Ahmad's specialty is counterterrorism, her subspecialty "extraterritorial" cases, which means that she spends a great deal of time overseas, negotiating with foreign officials, interviewing witnesses, often in prison, and combing the ground for evidence in terror-related crimes against Americans. She spends time in American prisons as well, typically with convicted jihadists. A former supervisor of Ahmad's told me that she has probably logged more hours talking to "legitimate Al Qaeda members, hardened terrorist killers," than any other prosecutor in America.

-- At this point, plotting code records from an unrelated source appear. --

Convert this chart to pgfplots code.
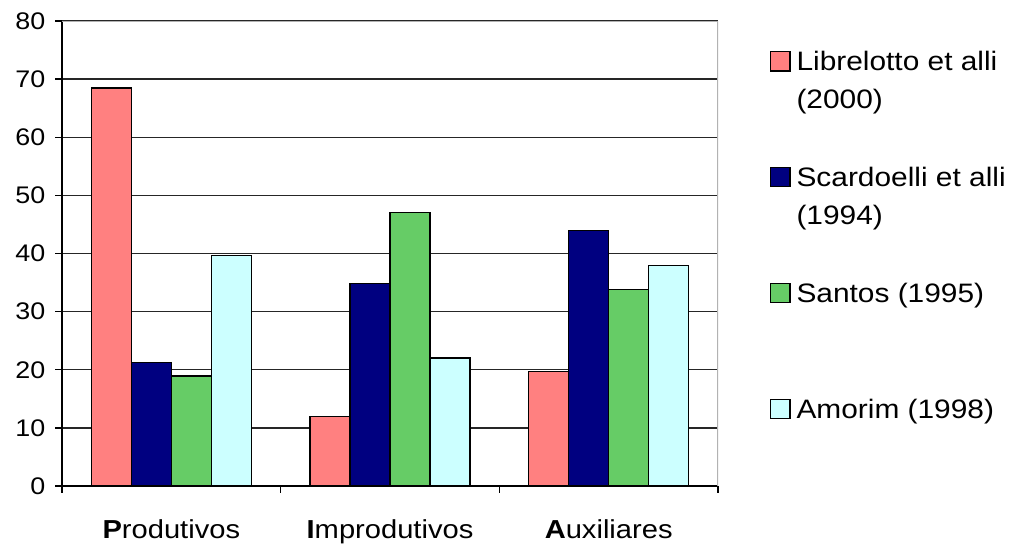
\documentclass[border=0pt]{standalone}
\usepackage{pgfplots}
\pgfplotsset{compat=1.18}
\usepackage{fontspec}
\setmainfont{Liberation Sans}[FakeStretch=1.12]
\definecolor{cPink}{HTML}{FF8080}
\definecolor{cNavy}{HTML}{000080}
\definecolor{cGreen}{HTML}{66CC66}
\definecolor{cCyan}{HTML}{CCFFFF}
\pgfplotsset{mylegend/.style={legend image code/.code={\draw[##1, draw=black, line width=0.9pt] (0pt,0pt) rectangle (14.5pt,14.5pt);}}}
\begin{document}
\begin{tikzpicture}
\useasboundingbox (-46.5pt,-44.25pt) rectangle (715.5pt,364.5pt);
\begin{axis}[
  at={(0,0)}, anchor=south west,
  scale only axis, width=492pt, height=348.75pt,
  ybar=0pt, bar width=30pt,
  xmin=-0.5, xmax=2.5, ymin=0, ymax=80,
  ytick={0,10,...,80},
  xtick={-0.5,0.5,1.5,2.5}, xticklabels={},
  extra x ticks={0,1,2},
  extra x tick labels={{\textbf{P}rodutivos},{\textbf{I}mprodutivos},{\textbf{A}uxiliares}},
  extra x tick style={major tick length=0pt, xticklabel style={font=\fontsize{19.5}{23}\selectfont, anchor=base, yshift=-39pt}},
  tick align=outside, major tick length=5pt,
  tick style={black, line width=1pt},
  axis x line*=bottom, axis y line*=left,
  axis line style={black, line width=1pt},
  ymajorgrids, grid style={black!85, line width=1.1pt},
  /pgf/number format/assume math mode=true,
  yticklabel style={font=\fontsize{18}{21}\selectfont, xshift=-4pt},
  every axis plot post/.append style={mylegend},
  legend cell align=left,
  legend style={at={(rel axis cs:1,1)}, anchor=north west, xshift=39pt, yshift=-15.5pt,
    draw=none, fill=none, inner sep=0pt, outer sep=0pt, row sep=0pt,
    /tikz/every odd column/.style={column sep=2.5pt},
    font=\fontsize{20}{28.5}\selectfont, nodes={inner sep=2pt, anchor=base west, text depth=63pt}},
]
\addplot[fill=cPink, draw=black, line width=1pt] coordinates {(0,68.5) (1,12.0) (2,19.7)};
\addplot[fill=cNavy, draw=black, line width=1pt] coordinates {(0,21.3) (1,34.8) (2,43.9)};
\addplot[fill=cGreen, draw=black, line width=1pt] coordinates {(0,18.9) (1,47.0) (2,33.8)};
\addplot[fill=cCyan, draw=black, line width=1pt] coordinates {(0,39.6) (1,22.0) (2,37.9)};
\addlegendentry{\begin{tabular}[t]{@{}l@{}}Librelotto et alli\\(2000)\end{tabular}}
\addlegendentry{\begin{tabular}[t]{@{}l@{}}Scardoelli et alli\\(1994)\end{tabular}}
\addlegendentry{\begin{tabular}[t]{@{}l@{}}Santos (1995)\\\mbox{}\end{tabular}}
\addlegendentry{\begin{tabular}[t]{@{}l@{}}Amorim (1998)\\\mbox{}\end{tabular}}
\draw[gray!60, line width=1pt] (rel axis cs:0,1) -- (rel axis cs:1,1) -- (rel axis cs:1,0);
\end{axis}
\end{tikzpicture}
\end{document}
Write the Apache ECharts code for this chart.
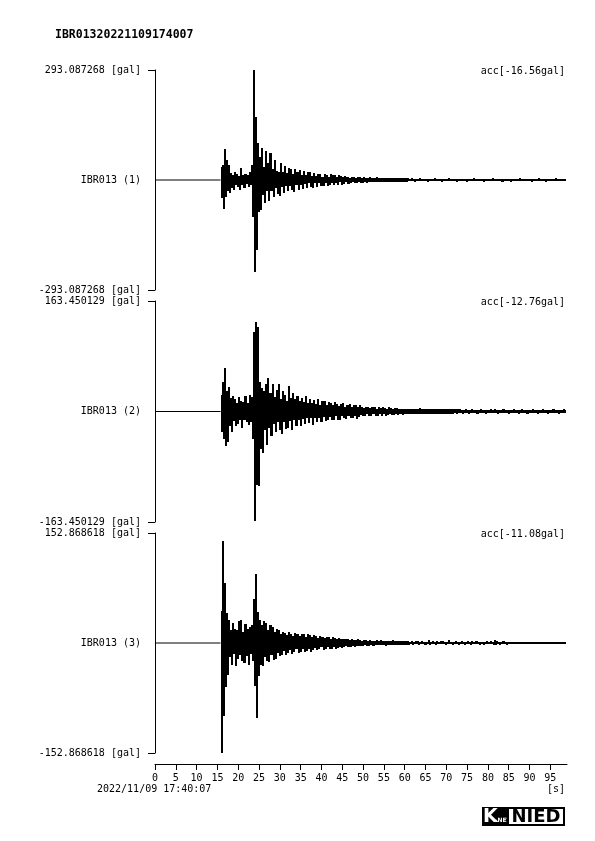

Terrorists prosecuted by Ahmad include:
- Alhassane Ould Mohamed, a Malian who murdered U.S. defense attaché William Bultemeier in Niamey, Niger, and was later involved in numerous other attacks and crimes. Mohamed pleaded guilty and in 2016 was sentenced to 25 years in prison.
- Russell Defreitas and Abdul Kadir, conspirators in the 2007 John F. Kennedy International Airport attack plot, who were convicted and sentenced to life imprisonment.
- Najibullah Zazi and Abid Naseer, conspirators in the 2009 New York City Subway and United Kingdom plot. Zazi pleaded guilty in 2010 but has not yet been sentenced, as he is cooperating with investigators. In 2015, Naseer was convicted by a jury and sentenced to 40 years in prison.
- Lawal Babafemi, a Nigerian Al Qaeda recruiter extradited to the United States. Babafemi pleaded guilty in 2014 and was sentenced to 22 years in prison the following year.

Ahmad also prosecuted Faruq Khalil Muhammad 'Isa, a Canadian national affiliated with ISIS charged with murdering five U.S. servicemen in a 2009 suicide bombing attack in Iraq. Muhammad 'Isa has pleaded not guilty and is awaiting trial. Ahmad also prosecuted Muhanad al-Farekh, an American charged with having provided material support to al Qaeda in Afghanistan. Al-Farekh has pleaded not guilty and is awaiting trial.

In the spring of 2016, Ahmad took a leave from the U.S. Attorney's Office in E.D.N.Y to work at Justice Department headquarters ("Main Justice"), at the request of Attorney General Loretta Lynch, dealing with transnational organized crime and international affairs. She returned to the E.D.N.Y. in April 2017, remaining there until July 2017, when she was selected by special counsel Robert Mueller to join the Special Counsel for the United States Department of Justice team assembled to probe Russian interference in the 2016 United States elections and related matters.

Ahmad was one of the team members responsible for handling the case against Michael Flynn, appearing in court on behalf of the Special Counsel for Flynn's plea bargain.

==Personal life==
Ahmad "was briefly married, to a lawyer from Jordan" before getting divorced. Ahmad is a Muslim, and says that "the primary relevance of my ethnic background to the work I do is its irrelevance", citing the rejection of terrorism by "the broader American-Muslim community".